→ **What the task requires**:
Quote all lines below exactly. Images stay out.
— START —
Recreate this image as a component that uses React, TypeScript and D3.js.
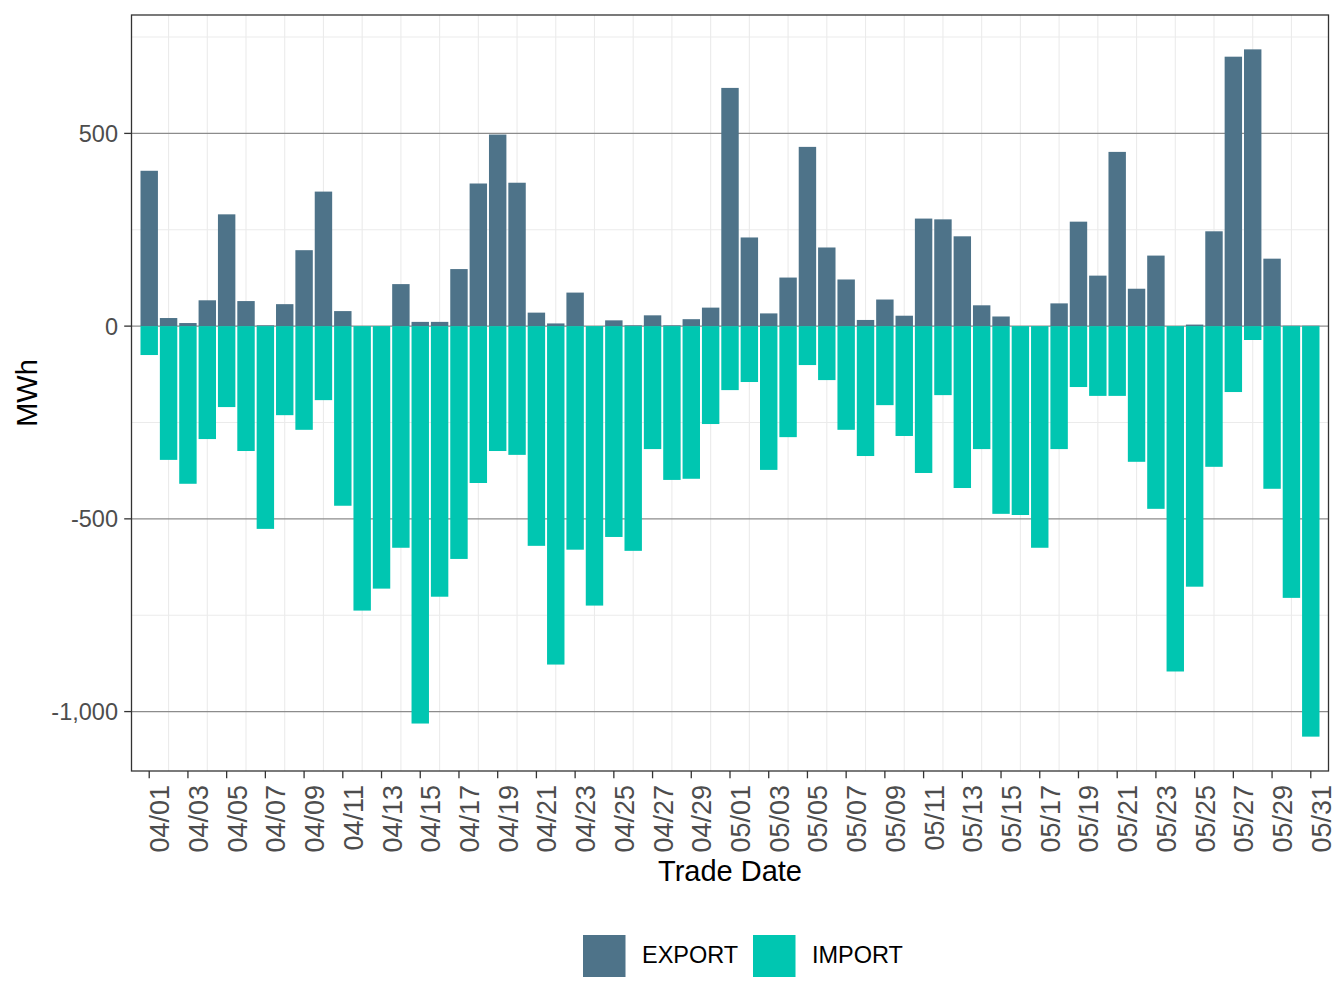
import React from "react";
import * as d3 from "d3";

// daily net flows, MWh (04/01 .. 05/31)
const exportMWh = [
  403, 21, 8, 67, 290, 65, 2, 57, 197, 349,
  39, 0, 0, 109, 11, 11, 148, 370, 497, 372,
  35, 7, 87, 0, 15, 2, 28, 2, 18, 48,
  618, 230, 33, 126, 465, 204, 121, 16, 69, 27,
  279, 277, 233, 54, 25, 0, 0, 59, 271, 131,
  452, 97, 183, 0, 4, 246, 699, 718, 175, 1, 1,
];

const importMWh = [
  -75, -347, -409, -293, -210, -324, -526, -231, -269, -192,
  -466, -738, -681, -575, -1031, -702, -604, -407, -324, -334,
  -570, -878, -580, -725, -547, -583, -319, -399, -396, -254,
  -166, -145, -373, -288, -101, -140, -269, -337, -205, -285,
  -381, -179, -420, -319, -487, -490, -575, -319, -158, -181,
  -181, -352, -474, -896, -676, -365, -171, -36, -422, -705, -1065,
];

const seriesNames = ["EXPORT", "IMPORT"];
const seriesColors = ["#4e7389", "#00c6b1"];

const fmtDay = d3.timeFormat("%m/%d");
const days = d3.timeDay.range(new Date(2023, 3, 1), new Date(2023, 5, 1)).map(fmtDay);
const tickDays = days.filter((_, i) => i % 2 === 0);
const minorDays = days.filter((_, i) => i % 2 === 1);

const W = 1344;
const H = 1008;
const margin = { top: 15, right: 15.5, bottom: 237, left: 131.5 };
const FONT = "'Liberation Sans', Arial, Helvetica, sans-serif";

const numFmt = d3.formatLocale({
  decimal: ".",
  thousands: ",",
  grouping: [3],
  currency: ["$", ""],
  minus: "-",
}).format(",");

const App = () => {
  const x0 = margin.left;
  const x1 = W - margin.right;
  const y0 = margin.top;
  const y1 = H - margin.bottom;

  const x = d3.scaleBand<string>().domain(days).range([x0, x1]).paddingInner(0.1).paddingOuter(0.465);

  const lo = d3.min(importMWh) as number;
  const hi = d3.max(exportMWh) as number;
  const pad = (hi - lo) * 0.05;
  const y = d3.scaleLinear().domain([lo - pad, hi + pad]).range([y1, y0]);

  const major = y.ticks(4);
  const step = major[1] - major[0];
  const minor = [major[0] - step / 2, ...major.map((t) => t + step / 2)].filter(
    (t) => t > y.domain()[0] && t < y.domain()[1]
  );

  const cx = (d: string) => (x(d) as number) + x.bandwidth() / 2;

  return (
    <div style={{ position: "absolute", left: 0, top: 0 }}>
      <svg width={W} height={H} style={{ display: "block", background: "#fff" }} fontFamily={FONT}>
        <rect x={x0} y={y0} width={x1 - x0} height={y1 - y0} fill="#fff" />
        {/* minor grid */}
        {minor.map((t) => (
          <line key={"ym" + t} x1={x0} x2={x1} y1={y(t)} y2={y(t)} stroke="#ebebeb" strokeWidth={1.1} />
        ))}
        {minorDays.map((d) => (
          <line key={"xm" + d} x1={cx(d)} x2={cx(d)} y1={y0} y2={y1} stroke="#ebebeb" strokeWidth={1.1} />
        ))}
        {/* major grid */}
        {major.map((t) => (
          <line key={"yM" + t} x1={x0} x2={x1} y1={y(t)} y2={y(t)} stroke="#8c8c8c" strokeWidth={1.2} />
        ))}

        {/* bars */}
        {days.map((d, i) => (
          <g key={d}>
            <rect
              x={x(d)}
              width={x.bandwidth()}
              y={y(Math.max(0, exportMWh[i]))}
              height={Math.abs(y(exportMWh[i]) - y(0))}
              fill={seriesColors[0]}
            />
            <rect
              x={x(d)}
              width={x.bandwidth()}
              y={y(0)}
              height={Math.abs(y(importMWh[i]) - y(0))}
              fill={seriesColors[1]}
            />
          </g>
        ))}

        <rect x={x0} y={y0} width={x1 - x0} height={y1 - y0} fill="none" stroke="#333" strokeWidth={1.3} />

        {/* y axis */}
        {major.map((t) => (
          <g key={"yt" + t}>
            <line x1={x0 - 7.3} x2={x0} y1={y(t)} y2={y(t)} stroke="#333" strokeWidth={1.3} />
            <text x={x0 - 13.5} y={y(t)} dy="0.36em" textAnchor="end" fontSize={23.5} fill="#4d4d4d">
              {numFmt(t)}
            </text>
          </g>
        ))}

        {/* x axis */}
        {tickDays.map((d) => (
          <g key={"xt" + d}>
            <line x1={cx(d)} x2={cx(d)} y1={y1} y2={y1 + 7.3} stroke="#333" strokeWidth={1.3} />
            <text
              transform={`translate(${cx(d)},${y1 + 14}) rotate(-90)`}
              dy="0.74em"
              textAnchor="end"
              fontSize={27}
              fill="#4d4d4d"
            >
              {d}
            </text>
          </g>
        ))}

        <text x={(x0 + x1) / 2} y={881} textAnchor="middle" fontSize={29} fill="#000">
          Trade Date
        </text>
        <text transform={`translate(36.5,${(y0 + y1) / 2}) rotate(-90)`} textAnchor="middle" fontSize={29} fill="#000">
          MWh
        </text>

        {/* legend */}
        {seriesNames.map((s, i) => {
          const kx = [583, 753][i];
          return (
            <g key={s}>
              <rect x={kx} y={935} width={42.5} height={42} fill={seriesColors[i]} />
              <text x={kx + 59} y={963.3} fontSize={23.5} fill="#000">
                {s}
              </text>
            </g>
          );
        })}
      </svg>
    </div>
  );
};

export default App;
— END —
→ **Full output**:
Recreate this image as a component that uses React, TypeScript and D3.js.
import React from "react";
import * as d3 from "d3";

// daily net flows, MWh (04/01 .. 05/31)
const exportMWh = [
  403, 21, 8, 67, 290, 65, 2, 57, 197, 349,
  39, 0, 0, 109, 11, 11, 148, 370, 497, 372,
  35, 7, 87, 0, 15, 2, 28, 2, 18, 48,
  618, 230, 33, 126, 465, 204, 121, 16, 69, 27,
  279, 277, 233, 54, 25, 0, 0, 59, 271, 131,
  452, 97, 183, 0, 4, 246, 699, 718, 175, 1, 1,
];

const importMWh = [
  -75, -347, -409, -293, -210, -324, -526, -231, -269, -192,
  -466, -738, -681, -575, -1031, -702, -604, -407, -324, -334,
  -570, -878, -580, -725, -547, -583, -319, -399, -396, -254,
  -166, -145, -373, -288, -101, -140, -269, -337, -205, -285,
  -381, -179, -420, -319, -487, -490, -575, -319, -158, -181,
  -181, -352, -474, -896, -676, -365, -171, -36, -422, -705, -1065,
];

const seriesNames = ["EXPORT", "IMPORT"];
const seriesColors = ["#4e7389", "#00c6b1"];

const fmtDay = d3.timeFormat("%m/%d");
const days = d3.timeDay.range(new Date(2023, 3, 1), new Date(2023, 5, 1)).map(fmtDay);
const tickDays = days.filter((_, i) => i % 2 === 0);
const minorDays = days.filter((_, i) => i % 2 === 1);

const W = 1344;
const H = 1008;
const margin = { top: 15, right: 15.5, bottom: 237, left: 131.5 };
const FONT = "'Liberation Sans', Arial, Helvetica, sans-serif";

const numFmt = d3.formatLocale({
  decimal: ".",
  thousands: ",",
  grouping: [3],
  currency: ["$", ""],
  minus: "-",
}).format(",");

const App = () => {
  const x0 = margin.left;
  const x1 = W - margin.right;
  const y0 = margin.top;
  const y1 = H - margin.bottom;

  const x = d3.scaleBand<string>().domain(days).range([x0, x1]).paddingInner(0.1).paddingOuter(0.465);

  const lo = d3.min(importMWh) as number;
  const hi = d3.max(exportMWh) as number;
  const pad = (hi - lo) * 0.05;
  const y = d3.scaleLinear().domain([lo - pad, hi + pad]).range([y1, y0]);

  const major = y.ticks(4);
  const step = major[1] - major[0];
  const minor = [major[0] - step / 2, ...major.map((t) => t + step / 2)].filter(
    (t) => t > y.domain()[0] && t < y.domain()[1]
  );

  const cx = (d: string) => (x(d) as number) + x.bandwidth() / 2;

  return (
    <div style={{ position: "absolute", left: 0, top: 0 }}>
      <svg width={W} height={H} style={{ display: "block", background: "#fff" }} fontFamily={FONT}>
        <rect x={x0} y={y0} width={x1 - x0} height={y1 - y0} fill="#fff" />
        {/* minor grid */}
        {minor.map((t) => (
          <line key={"ym" + t} x1={x0} x2={x1} y1={y(t)} y2={y(t)} stroke="#ebebeb" strokeWidth={1.1} />
        ))}
        {minorDays.map((d) => (
          <line key={"xm" + d} x1={cx(d)} x2={cx(d)} y1={y0} y2={y1} stroke="#ebebeb" strokeWidth={1.1} />
        ))}
        {/* major grid */}
        {major.map((t) => (
          <line key={"yM" + t} x1={x0} x2={x1} y1={y(t)} y2={y(t)} stroke="#8c8c8c" strokeWidth={1.2} />
        ))}

        {/* bars */}
        {days.map((d, i) => (
          <g key={d}>
            <rect
              x={x(d)}
              width={x.bandwidth()}
              y={y(Math.max(0, exportMWh[i]))}
              height={Math.abs(y(exportMWh[i]) - y(0))}
              fill={seriesColors[0]}
            />
            <rect
              x={x(d)}
              width={x.bandwidth()}
              y={y(0)}
              height={Math.abs(y(importMWh[i]) - y(0))}
              fill={seriesColors[1]}
            />
          </g>
        ))}

        <rect x={x0} y={y0} width={x1 - x0} height={y1 - y0} fill="none" stroke="#333" strokeWidth={1.3} />

        {/* y axis */}
        {major.map((t) => (
          <g key={"yt" + t}>
            <line x1={x0 - 7.3} x2={x0} y1={y(t)} y2={y(t)} stroke="#333" strokeWidth={1.3} />
            <text x={x0 - 13.5} y={y(t)} dy="0.36em" textAnchor="end" fontSize={23.5} fill="#4d4d4d">
              {numFmt(t)}
            </text>
          </g>
        ))}

        {/* x axis */}
        {tickDays.map((d) => (
          <g key={"xt" + d}>
            <line x1={cx(d)} x2={cx(d)} y1={y1} y2={y1 + 7.3} stroke="#333" strokeWidth={1.3} />
            <text
              transform={`translate(${cx(d)},${y1 + 14}) rotate(-90)`}
              dy="0.74em"
              textAnchor="end"
              fontSize={27}
              fill="#4d4d4d"
            >
              {d}
            </text>
          </g>
        ))}

        <text x={(x0 + x1) / 2} y={881} textAnchor="middle" fontSize={29} fill="#000">
          Trade Date
        </text>
        <text transform={`translate(36.5,${(y0 + y1) / 2}) rotate(-90)`} textAnchor="middle" fontSize={29} fill="#000">
          MWh
        </text>

        {/* legend */}
        {seriesNames.map((s, i) => {
          const kx = [583, 753][i];
          return (
            <g key={s}>
              <rect x={kx} y={935} width={42.5} height={42} fill={seriesColors[i]} />
              <text x={kx + 59} y={963.3} fontSize={23.5} fill="#000">
                {s}
              </text>
            </g>
          );
        })}
      </svg>
    </div>
  );
};

export default App;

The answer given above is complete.